The Hall Brothers company was founded in 1893 by the brothers Edwin Franklin Hall, Thomas Harold Hall, and Norman Smith Hall. In 1902, Edwin left the partnership but Thomas and Norman remained. Initially in the business of jam manufacturing, the brothers eventually branched into boiled sweets and candies. The company first introduced Mentho-Lyptus, a sweet containing menthol and eucalyptus, in 1927 as a remedy for sore throats and cough suppressant. The cough drops were introduced to the United States in the 1950s.

The Manchester-based company was acquired by Warner-Lambert in 1964. Production was moved to Dumers Lane, Radcliffe in 1970. Pfizer acquired Warner-Lambert for over $90 billion in 2000. In 2002, Pfizer announces to acquire Pharmacia, But because Pharmacia owns Luden's and Pfizer owned Halls, The FTC ruled that Pfizer can't legally own both Halls and Luden's as it will create a Duopoly in the cough drop market. As a result Pfizer sold Halls, along with Dentyne, Clorets, Certs, and Bubblicious to Cadbury Schweppes for $4.2 billion. Cadbury closed the Radcliffe factory at the end of 2004, as part of an effort to cut 10% of its global workforce, affecting 450 employees. By 2008, Halls accounted for one-third of Cadbury's candy revenues.
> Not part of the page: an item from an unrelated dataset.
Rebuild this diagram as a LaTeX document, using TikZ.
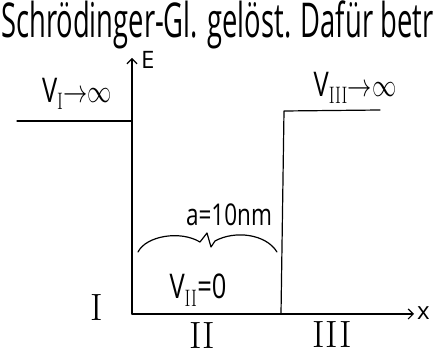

Kraft Foods bought Cadbury for $19 billion in 2010. When Kraft split into two entities in 2012, Halls remained under Mondelez. In 2022, Mondelez announced its plan to divest the company's gum assets, along with Halls and other non-core brands, in order to focus more on its cookie business. The gum brands were sold to Perfetti Van Melle in 2023, while Halls remains up for sale.